There are a lot of people on this planet and you have the pleasure of interacting with just a few of them every day. Each person has a lot on their mind with lives just as complicated as your own so you should not expect to be their number one concern. That’s good news if you are self-conscious of one embarrassing moment that you had; it is unlikely that anyone else remembers it. However, if you are trying to meet new people, having them remember who you are should be your first priority.
The lack of importance that you initially have to a stranger will be a dilemma that you must overcome. The sooner you overcome this dilemma, the sooner you will become memorable, and the sooner you will be able to begin making memories with your egocentric peers. One solution to being the insignificant and forgotten character in somebody else’s day is the Expectancy Violation Theory (https://www.communicationtheory.org/expectancy-violation-theory/). This theory suggests that if you act to violate social expectations, the audience will either accept you if you are already perceived positively or reject you if you are perceived negatively. These social violations can occur both in verbal and nonverbal communication. For example, you could violate social norms by maintaining eye contact or pushing the boundaries of personal space, the latter of the two being put to test safely regarding social distancing. Verbally, the social violation opportunities are only limited by your imagination, but research on verbal violations has led to ambiguous results so treat lightly and push boundaries gently.
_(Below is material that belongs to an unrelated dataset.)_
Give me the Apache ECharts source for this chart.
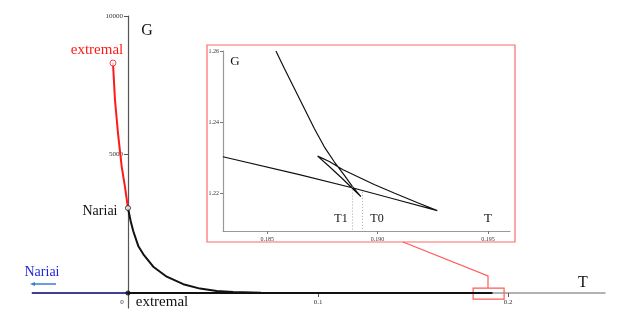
<!DOCTYPE html>
<html>
<head>
<meta charset="utf-8">
<script src="https://cdn.jsdelivr.net/npm/echarts@6/dist/echarts.min.js"></script>
<style>
  html, body { margin: 0; padding: 0; background: #fff; }
  #chart { width: 623px; height: 320px; }
</style>
</head>
<body>
<div id="chart"></div>
<script>
// main view: [T, G]
var extremalBranch = [[-0.00789, 8303], [-0.00684, 6968], [-0.00526, 5776], [-0.0033, 4560], [-0.0016, 3838], [0, 3069]]
var nariaiDecay = [[0, 3069], [0.0014, 2600], [0.0028, 2230], [0.0054, 1700], [0.0081, 1400], [0.0133, 950], [0.0204, 590],
  [0.0291, 320], [0.0379, 160], [0.0467, 75], [0.0553, 35], [0.07, 12], [0.09, 5], [0.12, 2.8], [0.15, 1.8]]
var backToExtremal = [[0.15, 1.0], [0.1, 0.7], [0.05, 0.35], [0, 0]]
var nariaiNegative = [[-0.0505, 0], [0, 0]]
var extremalPoint = [[-0.00789, 8303]]
var nariaiPoint = [[0, 3069]]
var originPoint = [[0, 0]]
var mainXTicks = [0.1, 0.2]
var mainYTicks = [5000, 10000]
var zoomBox = [0.1816, 0.1979, -217, 180]

// zoomed swallowtail
var branchA = [[0.185397, 1.26], [0.185781, 1.25506], [0.186233, 1.24945], [0.186685, 1.24384], [0.187136, 1.23823],
  [0.187588, 1.23307], [0.18804, 1.22886], [0.188491, 1.22513], [0.188866, 1.22185], [0.189246, 1.21905]]
var branchB = [[0.188866, 1.22135], [0.188401, 1.22415], [0.187814, 1.22752], [0.187286, 1.23046]]
var branchC = [[0.187814, 1.22892], [0.188415, 1.22668], [0.189847, 1.22247], [0.19075, 1.22008], [0.191789, 1.21742], [0.192706, 1.21512]]
var branchD = [[0.19075, 1.2184], [0.188898, 1.22149], [0.186459, 1.22527], [0.182995, 1.23027]]
var insetXTicks = [0.185, 0.19, 0.195]
var insetYTicks = [1.22, 1.24, 1.26]
var T1 = [0.188866, 1.2219]
var T0 = [0.189318, 1.2204]

var swallowtail = branchA.concat(branchB, branchC, branchD)
var mainBlack = nariaiDecay.concat(swallowtail, backToExtremal)

var serif = 'Liberation Serif'
var chart = echarts.init(document.getElementById('chart'))

function txt(x, y, s, size, color, align) {
  return {
    type: 'text', x: x, y: y, silent: true, z: 50,
    style: { text: s, font: size + 'px "' + serif + '"', fill: color || '#111', align: align || 'center', verticalAlign: 'middle' }
  }
}

var tickLabel = { fontFamily: serif, fontSize: 7, color: '#333' }

var option = {
  animation: false,
  grid: [
    { left: 32, top: 16, width: 573, height: 292 },
    { left: 223, top: 51, width: 287, height: 180 }
  ],
  xAxis: [
    {
      // axis sits on G = 0, moved up from the grid bottom
      type: 'value', gridIndex: 0, min: -0.0505, max: 0.251, offset: -15,
      axisLine: { onZero: false, lineStyle: { color: '#999', width: 1.5 } },
      axisTick: { show: true, length: 4, lineStyle: { color: '#555' }, customValues: mainXTicks },
      axisLabel: Object.assign({ customValues: mainXTicks, margin: 6, formatter: function (v) { return String(v) } }, tickLabel),
      splitLine: { show: false }
    },
    {
      type: 'value', gridIndex: 1, min: 0.183, max: 0.196,
      axisLine: { onZero: false, lineStyle: { color: '#999', width: 1.2 } },
      axisTick: { show: true, length: 3, lineStyle: { color: '#777' }, customValues: insetXTicks },
      axisLabel: Object.assign({ customValues: insetXTicks, margin: 5, formatter: function (v) { return v.toFixed(3) } }, tickLabel, { fontSize: 6 }),
      splitLine: { show: false }
    }
  ],
  yAxis: [
    {
      // axis sits on T = 0
      type: 'value', gridIndex: 0, min: -540, max: 10000, offset: -96,
      axisLine: { onZero: false, lineStyle: { color: '#555', width: 1.2 } },
      axisTick: { show: true, length: 4, lineStyle: { color: '#555' }, customValues: mainYTicks },
      axisLabel: Object.assign({ customValues: mainYTicks, margin: 5, formatter: function (v) { return String(v) } }, tickLabel),
      splitLine: { show: false }
    },
    {
      type: 'value', gridIndex: 1, min: 1.2094, max: 1.26,
      axisLine: { onZero: false, lineStyle: { color: '#999', width: 1.2 } },
      axisTick: { show: true, length: 3, lineStyle: { color: '#777' }, customValues: insetYTicks },
      axisLabel: Object.assign({ customValues: insetYTicks, margin: 4, formatter: function (v) { return v.toFixed(2) } }, tickLabel, { fontSize: 6 }),
      splitLine: { show: false }
    }
  ],
  series: [
    {
      type: 'line', xAxisIndex: 0, yAxisIndex: 0, data: nariaiNegative, showSymbol: false,
      lineStyle: { color: '#1a1a8c', width: 1.5 }, z: 3
    },
    {
      type: 'line', xAxisIndex: 0, yAxisIndex: 0, data: mainBlack, showSymbol: false,
      lineStyle: { color: '#111', width: 2 }, z: 4,
      markArea: {
        silent: true,
        itemStyle: { color: 'rgba(0,0,0,0)', borderColor: '#ff5a5a', borderWidth: 1.2 },
        data: [[{ xAxis: zoomBox[0], yAxis: zoomBox[3] }, { xAxis: zoomBox[1], yAxis: zoomBox[2] }]]
      }
    },
    {
      type: 'line', xAxisIndex: 0, yAxisIndex: 0, data: extremalBranch, showSymbol: false,
      lineStyle: { color: '#ff1a1a', width: 2 }, z: 5
    },
    {
      type: 'scatter', xAxisIndex: 0, yAxisIndex: 0, data: extremalPoint, symbol: 'circle', symbolSize: 6,
      itemStyle: { color: '#fff', borderColor: '#ff1a1a', borderWidth: 1 }, z: 6
    },
    {
      type: 'scatter', xAxisIndex: 0, yAxisIndex: 0, data: nariaiPoint, symbol: 'circle', symbolSize: 5,
      itemStyle: { color: '#fff', borderColor: '#111', borderWidth: 1 }, z: 6
    },
    {
      type: 'scatter', xAxisIndex: 0, yAxisIndex: 0, data: originPoint, symbol: 'circle', symbolSize: 5,
      itemStyle: { color: '#111' }, z: 6
    },
    {
      type: 'line', xAxisIndex: 1, yAxisIndex: 1, data: swallowtail, showSymbol: false,
      lineStyle: { color: '#111', width: 1.2 }, z: 4,
      markLine: {
        silent: true, symbol: 'none', label: { show: false },
        lineStyle: { color: '#aaa', type: [1, 2], width: 1 },
        data: [
          [{ coord: T1 }, { coord: [T1[0], 1.2094] }],
          [{ coord: T0 }, { coord: [T0[0], 1.2094] }]
        ]
      }
    }
  ],
  graphic: [
    { type: 'rect', shape: { x: 207, y: 45, width: 308, height: 197 }, style: { fill: 'none', stroke: '#ff6a6a', lineWidth: 1.2 }, silent: true, z: 40 },
    { type: 'polyline', shape: { points: [[488, 288], [488, 276], [403, 242]] }, style: { fill: 'none', stroke: '#ff5a5a', lineWidth: 1.2 }, silent: true, z: 40 },
    { type: 'line', shape: { x1: 33, y1: 284, x2: 56, y2: 284 }, style: { stroke: '#3a7fd0', lineWidth: 1.5 }, silent: true, z: 40 },
    { type: 'polygon', shape: { points: [[30, 284], [35, 282], [35, 286]] }, style: { fill: '#3a7fd0' }, silent: true, z: 40 },
    txt(97, 50, 'extremal', 15, '#ff1a1a'),
    txt(147, 31, 'G', 16),
    txt(100, 211, 'Nariai', 14),
    txt(42, 272, 'Nariai', 14, '#1f1fe0'),
    txt(122, 302, '0', 7, '#333'),
    txt(162, 302, 'extremal', 15),
    txt(583, 283, 'T', 16),
    txt(235, 62, 'G', 13),
    txt(341, 219, 'T1', 12),
    txt(377, 219, 'T0', 12),
    txt(488, 219, 'T', 13)
  ]
}
chart.setOption(option)
</script>
</body>
</html>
The consequences of pushing the boundaries of your peers too hard will result in them rejecting you. Rejecting you for defying expectations too hard is no fault of their own. Whether it was someone you knew for a minute or a week, you have likely rejected characters for being too forward and violating expectations too soon in your relationship. Think about that weird guy who did that weird thing that caused you to never think any more or less of him than weird. Maybe he made accusations of far fetched conspiracy theories or he just got too close to comfort, we’ve all had an experience with him. Becoming “that weird guy” is the risk you take when you violate social expectations, but you have already conquered your dilemma of being forgettable.
In short, you are forgettable and everyone is self-obsessed. There is a solution to becoming more memorable and all you need is a good understanding of your cultural social normalities and a little bit of courage. If you courageously violate those social normalities and with it the expectations of your peers, you will surely be noticed. You might be positively received and now you have new lifelong friends, or you are negatively received and now you have the nickname of “that weird guy” that you could have been lifelong friends tell stories about to all their non-violating not so memorable friends.